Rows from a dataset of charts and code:
* * * *

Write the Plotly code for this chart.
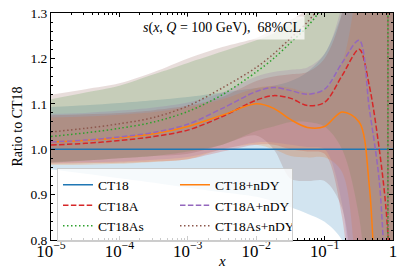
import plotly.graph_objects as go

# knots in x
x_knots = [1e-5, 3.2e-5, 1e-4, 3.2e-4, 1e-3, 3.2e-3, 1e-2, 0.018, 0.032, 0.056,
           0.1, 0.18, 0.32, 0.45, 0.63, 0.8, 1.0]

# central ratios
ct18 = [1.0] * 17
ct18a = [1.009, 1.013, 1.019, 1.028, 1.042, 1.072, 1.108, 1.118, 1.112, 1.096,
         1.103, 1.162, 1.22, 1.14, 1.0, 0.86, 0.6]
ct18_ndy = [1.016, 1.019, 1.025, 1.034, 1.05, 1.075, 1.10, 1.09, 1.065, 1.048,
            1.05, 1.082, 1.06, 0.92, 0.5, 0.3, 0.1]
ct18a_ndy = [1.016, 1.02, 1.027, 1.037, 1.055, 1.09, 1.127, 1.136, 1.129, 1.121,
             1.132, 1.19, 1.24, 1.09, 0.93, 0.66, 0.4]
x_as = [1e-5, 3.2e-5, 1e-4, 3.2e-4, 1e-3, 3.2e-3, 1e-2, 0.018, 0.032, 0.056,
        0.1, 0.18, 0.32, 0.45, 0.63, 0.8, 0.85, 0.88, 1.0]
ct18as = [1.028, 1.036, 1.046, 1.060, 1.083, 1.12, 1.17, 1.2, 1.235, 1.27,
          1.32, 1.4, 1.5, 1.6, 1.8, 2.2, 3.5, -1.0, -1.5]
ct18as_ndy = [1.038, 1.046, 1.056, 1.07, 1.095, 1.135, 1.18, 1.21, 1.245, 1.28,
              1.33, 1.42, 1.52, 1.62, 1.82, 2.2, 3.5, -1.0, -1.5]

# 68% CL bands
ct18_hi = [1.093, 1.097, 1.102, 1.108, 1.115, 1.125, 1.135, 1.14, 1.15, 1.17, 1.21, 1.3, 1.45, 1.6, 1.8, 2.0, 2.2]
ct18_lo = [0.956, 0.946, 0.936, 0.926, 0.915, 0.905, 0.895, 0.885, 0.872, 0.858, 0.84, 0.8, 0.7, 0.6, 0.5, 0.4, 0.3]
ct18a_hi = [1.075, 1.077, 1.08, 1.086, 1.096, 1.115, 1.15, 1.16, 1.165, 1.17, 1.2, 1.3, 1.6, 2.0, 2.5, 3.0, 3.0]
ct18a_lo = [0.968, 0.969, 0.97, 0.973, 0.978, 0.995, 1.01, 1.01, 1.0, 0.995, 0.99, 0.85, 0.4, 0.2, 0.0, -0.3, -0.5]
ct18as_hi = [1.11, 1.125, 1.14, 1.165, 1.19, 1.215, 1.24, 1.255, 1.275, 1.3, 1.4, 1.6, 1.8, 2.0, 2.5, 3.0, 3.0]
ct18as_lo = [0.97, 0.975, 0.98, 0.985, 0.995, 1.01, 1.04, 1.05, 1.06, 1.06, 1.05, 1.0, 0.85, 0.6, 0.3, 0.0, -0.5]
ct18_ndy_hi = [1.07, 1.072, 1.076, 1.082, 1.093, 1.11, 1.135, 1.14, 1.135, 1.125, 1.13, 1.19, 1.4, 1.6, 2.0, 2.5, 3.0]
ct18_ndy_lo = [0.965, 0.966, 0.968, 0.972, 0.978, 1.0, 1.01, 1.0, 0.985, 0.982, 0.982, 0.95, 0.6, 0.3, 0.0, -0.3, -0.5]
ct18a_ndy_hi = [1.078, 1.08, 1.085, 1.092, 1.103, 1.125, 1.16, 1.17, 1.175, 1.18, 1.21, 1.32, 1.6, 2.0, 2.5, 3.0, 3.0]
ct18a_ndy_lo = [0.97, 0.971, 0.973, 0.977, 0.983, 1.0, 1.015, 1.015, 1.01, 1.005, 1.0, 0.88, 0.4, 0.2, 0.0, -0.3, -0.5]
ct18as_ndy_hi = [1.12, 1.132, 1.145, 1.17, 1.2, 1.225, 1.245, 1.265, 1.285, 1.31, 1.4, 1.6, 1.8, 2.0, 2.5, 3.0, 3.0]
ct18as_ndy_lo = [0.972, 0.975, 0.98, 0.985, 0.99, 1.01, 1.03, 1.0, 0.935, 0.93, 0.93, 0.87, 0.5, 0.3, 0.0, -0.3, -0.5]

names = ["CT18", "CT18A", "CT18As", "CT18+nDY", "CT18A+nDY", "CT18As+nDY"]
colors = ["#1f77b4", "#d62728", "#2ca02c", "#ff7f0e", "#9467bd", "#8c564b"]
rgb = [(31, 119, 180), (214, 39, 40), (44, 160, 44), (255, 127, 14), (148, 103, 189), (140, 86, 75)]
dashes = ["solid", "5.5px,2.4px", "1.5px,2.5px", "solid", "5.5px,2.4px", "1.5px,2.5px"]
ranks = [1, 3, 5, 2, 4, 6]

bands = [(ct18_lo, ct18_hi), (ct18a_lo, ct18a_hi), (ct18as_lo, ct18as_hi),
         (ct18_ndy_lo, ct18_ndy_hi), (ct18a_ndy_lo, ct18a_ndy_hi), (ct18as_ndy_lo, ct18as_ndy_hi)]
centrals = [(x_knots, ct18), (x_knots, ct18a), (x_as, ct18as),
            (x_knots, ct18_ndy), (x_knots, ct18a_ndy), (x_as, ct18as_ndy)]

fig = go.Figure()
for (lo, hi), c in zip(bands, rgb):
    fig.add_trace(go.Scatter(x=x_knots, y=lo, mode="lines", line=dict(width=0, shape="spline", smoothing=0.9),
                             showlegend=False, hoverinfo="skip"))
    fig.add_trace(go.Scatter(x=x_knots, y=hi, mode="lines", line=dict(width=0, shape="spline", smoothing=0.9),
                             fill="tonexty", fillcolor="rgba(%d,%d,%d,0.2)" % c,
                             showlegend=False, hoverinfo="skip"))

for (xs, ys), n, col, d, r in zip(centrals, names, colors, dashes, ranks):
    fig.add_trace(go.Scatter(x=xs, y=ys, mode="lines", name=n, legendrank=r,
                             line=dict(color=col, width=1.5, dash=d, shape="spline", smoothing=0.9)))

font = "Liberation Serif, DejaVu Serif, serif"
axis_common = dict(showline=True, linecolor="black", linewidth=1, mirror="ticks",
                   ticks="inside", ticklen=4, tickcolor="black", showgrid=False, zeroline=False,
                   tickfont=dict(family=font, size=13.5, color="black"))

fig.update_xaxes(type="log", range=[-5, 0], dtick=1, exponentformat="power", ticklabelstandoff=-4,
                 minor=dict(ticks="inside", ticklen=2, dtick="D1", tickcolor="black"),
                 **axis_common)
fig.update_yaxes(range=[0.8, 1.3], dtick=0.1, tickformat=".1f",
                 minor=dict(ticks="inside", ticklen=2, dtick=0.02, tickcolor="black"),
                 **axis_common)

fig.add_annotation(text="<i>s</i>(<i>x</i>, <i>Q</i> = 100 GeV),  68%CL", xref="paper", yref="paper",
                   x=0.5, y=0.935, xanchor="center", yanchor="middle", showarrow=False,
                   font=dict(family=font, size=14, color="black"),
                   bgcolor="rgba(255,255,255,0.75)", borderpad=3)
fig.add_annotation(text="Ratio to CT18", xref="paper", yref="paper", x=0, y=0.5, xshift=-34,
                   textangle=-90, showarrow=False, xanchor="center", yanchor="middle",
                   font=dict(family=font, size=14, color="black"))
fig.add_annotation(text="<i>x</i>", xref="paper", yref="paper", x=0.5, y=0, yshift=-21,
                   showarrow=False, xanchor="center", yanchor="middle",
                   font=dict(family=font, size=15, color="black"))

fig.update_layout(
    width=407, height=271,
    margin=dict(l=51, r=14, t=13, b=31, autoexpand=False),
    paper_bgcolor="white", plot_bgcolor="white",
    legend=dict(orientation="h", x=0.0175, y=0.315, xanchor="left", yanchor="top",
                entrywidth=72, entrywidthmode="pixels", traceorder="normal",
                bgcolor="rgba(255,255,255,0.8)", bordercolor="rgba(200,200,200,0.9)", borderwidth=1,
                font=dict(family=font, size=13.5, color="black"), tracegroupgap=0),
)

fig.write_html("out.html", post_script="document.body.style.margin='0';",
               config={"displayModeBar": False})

* * * *

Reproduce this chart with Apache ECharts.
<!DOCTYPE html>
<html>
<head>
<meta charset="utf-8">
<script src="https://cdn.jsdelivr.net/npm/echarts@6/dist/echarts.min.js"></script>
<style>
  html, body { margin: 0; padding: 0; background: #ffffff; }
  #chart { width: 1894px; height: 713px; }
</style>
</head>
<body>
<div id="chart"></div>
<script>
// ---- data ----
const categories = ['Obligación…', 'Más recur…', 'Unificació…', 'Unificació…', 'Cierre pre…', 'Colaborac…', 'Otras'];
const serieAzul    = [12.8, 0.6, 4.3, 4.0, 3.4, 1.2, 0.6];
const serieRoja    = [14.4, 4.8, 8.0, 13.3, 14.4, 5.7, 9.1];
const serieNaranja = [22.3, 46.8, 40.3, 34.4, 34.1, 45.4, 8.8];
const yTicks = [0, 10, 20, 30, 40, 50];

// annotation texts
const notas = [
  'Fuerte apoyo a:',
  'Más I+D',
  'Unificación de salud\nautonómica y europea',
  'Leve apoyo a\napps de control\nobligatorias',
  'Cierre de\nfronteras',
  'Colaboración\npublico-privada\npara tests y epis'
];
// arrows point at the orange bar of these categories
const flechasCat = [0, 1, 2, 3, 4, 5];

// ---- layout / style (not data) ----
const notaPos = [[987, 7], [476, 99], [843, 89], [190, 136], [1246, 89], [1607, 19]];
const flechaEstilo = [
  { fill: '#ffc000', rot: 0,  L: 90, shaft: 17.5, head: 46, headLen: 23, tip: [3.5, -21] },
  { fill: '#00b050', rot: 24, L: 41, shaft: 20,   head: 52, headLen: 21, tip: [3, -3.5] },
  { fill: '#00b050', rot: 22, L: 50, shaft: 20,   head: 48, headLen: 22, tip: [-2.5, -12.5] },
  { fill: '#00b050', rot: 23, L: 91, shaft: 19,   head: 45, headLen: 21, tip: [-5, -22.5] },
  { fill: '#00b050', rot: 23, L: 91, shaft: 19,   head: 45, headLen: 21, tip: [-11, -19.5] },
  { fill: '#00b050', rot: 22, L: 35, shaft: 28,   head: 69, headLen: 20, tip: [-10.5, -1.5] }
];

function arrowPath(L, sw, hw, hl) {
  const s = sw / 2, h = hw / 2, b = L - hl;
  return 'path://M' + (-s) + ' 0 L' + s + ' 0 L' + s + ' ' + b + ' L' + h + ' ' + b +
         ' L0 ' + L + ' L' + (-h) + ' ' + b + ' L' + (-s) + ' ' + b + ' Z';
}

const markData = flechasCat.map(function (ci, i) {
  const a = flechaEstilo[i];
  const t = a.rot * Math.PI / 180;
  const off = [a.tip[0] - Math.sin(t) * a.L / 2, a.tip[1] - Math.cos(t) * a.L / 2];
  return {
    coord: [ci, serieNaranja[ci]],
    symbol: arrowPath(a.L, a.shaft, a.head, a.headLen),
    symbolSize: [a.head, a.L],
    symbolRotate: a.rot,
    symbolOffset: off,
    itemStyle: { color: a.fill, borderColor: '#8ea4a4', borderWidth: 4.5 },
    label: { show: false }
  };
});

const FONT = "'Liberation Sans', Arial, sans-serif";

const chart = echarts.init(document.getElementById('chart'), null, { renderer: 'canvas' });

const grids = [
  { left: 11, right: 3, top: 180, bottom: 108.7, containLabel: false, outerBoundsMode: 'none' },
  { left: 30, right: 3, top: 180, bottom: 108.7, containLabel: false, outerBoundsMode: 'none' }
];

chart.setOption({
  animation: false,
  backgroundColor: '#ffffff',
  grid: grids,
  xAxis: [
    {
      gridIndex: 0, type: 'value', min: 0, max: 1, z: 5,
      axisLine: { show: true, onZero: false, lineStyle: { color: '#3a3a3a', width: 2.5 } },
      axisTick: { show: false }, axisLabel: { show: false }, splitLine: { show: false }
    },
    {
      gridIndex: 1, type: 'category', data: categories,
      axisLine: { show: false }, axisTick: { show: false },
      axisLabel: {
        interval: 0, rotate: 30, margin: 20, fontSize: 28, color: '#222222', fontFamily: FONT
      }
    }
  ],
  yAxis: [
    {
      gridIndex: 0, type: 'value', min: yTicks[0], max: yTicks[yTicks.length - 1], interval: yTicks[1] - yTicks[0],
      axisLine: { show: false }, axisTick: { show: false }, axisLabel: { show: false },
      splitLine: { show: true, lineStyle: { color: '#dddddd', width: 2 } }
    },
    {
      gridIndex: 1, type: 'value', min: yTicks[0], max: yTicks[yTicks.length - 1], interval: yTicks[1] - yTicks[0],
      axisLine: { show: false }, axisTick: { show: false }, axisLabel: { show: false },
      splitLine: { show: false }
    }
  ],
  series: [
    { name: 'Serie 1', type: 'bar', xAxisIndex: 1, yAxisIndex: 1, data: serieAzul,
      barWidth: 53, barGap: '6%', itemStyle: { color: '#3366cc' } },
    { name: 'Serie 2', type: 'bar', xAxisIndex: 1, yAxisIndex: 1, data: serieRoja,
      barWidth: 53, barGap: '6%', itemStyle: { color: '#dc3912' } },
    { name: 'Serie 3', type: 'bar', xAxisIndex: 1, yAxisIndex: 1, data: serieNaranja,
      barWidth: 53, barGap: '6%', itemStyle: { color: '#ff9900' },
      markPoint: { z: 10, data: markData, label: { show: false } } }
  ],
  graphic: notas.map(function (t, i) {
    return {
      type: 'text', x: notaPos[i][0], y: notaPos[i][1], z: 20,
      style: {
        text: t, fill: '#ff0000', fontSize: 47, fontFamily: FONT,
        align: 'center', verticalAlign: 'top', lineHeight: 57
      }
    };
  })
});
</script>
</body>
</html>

* * * *

◆ Work to complete:
Reproduce only the lines running from the one that has "Write the Plotly code for this chart." through the one that has "1.33, 1.42, 1.52, 1.62, 1.82, 2.2, 3.5, -1.0, -1.5]", ends included. Any pictures in that stretch should not be copied.

◆ Solution:
Write the Plotly code for this chart.
import plotly.graph_objects as go

# knots in x
x_knots = [1e-5, 3.2e-5, 1e-4, 3.2e-4, 1e-3, 3.2e-3, 1e-2, 0.018, 0.032, 0.056,
           0.1, 0.18, 0.32, 0.45, 0.63, 0.8, 1.0]

# central ratios
ct18 = [1.0] * 17
ct18a = [1.009, 1.013, 1.019, 1.028, 1.042, 1.072, 1.108, 1.118, 1.112, 1.096,
         1.103, 1.162, 1.22, 1.14, 1.0, 0.86, 0.6]
ct18_ndy = [1.016, 1.019, 1.025, 1.034, 1.05, 1.075, 1.10, 1.09, 1.065, 1.048,
            1.05, 1.082, 1.06, 0.92, 0.5, 0.3, 0.1]
ct18a_ndy = [1.016, 1.02, 1.027, 1.037, 1.055, 1.09, 1.127, 1.136, 1.129, 1.121,
             1.132, 1.19, 1.24, 1.09, 0.93, 0.66, 0.4]
x_as = [1e-5, 3.2e-5, 1e-4, 3.2e-4, 1e-3, 3.2e-3, 1e-2, 0.018, 0.032, 0.056,
        0.1, 0.18, 0.32, 0.45, 0.63, 0.8, 0.85, 0.88, 1.0]
ct18as = [1.028, 1.036, 1.046, 1.060, 1.083, 1.12, 1.17, 1.2, 1.235, 1.27,
          1.32, 1.4, 1.5, 1.6, 1.8, 2.2, 3.5, -1.0, -1.5]
ct18as_ndy = [1.038, 1.046, 1.056, 1.07, 1.095, 1.135, 1.18, 1.21, 1.245, 1.28,
              1.33, 1.42, 1.52, 1.62, 1.82, 2.2, 3.5, -1.0, -1.5]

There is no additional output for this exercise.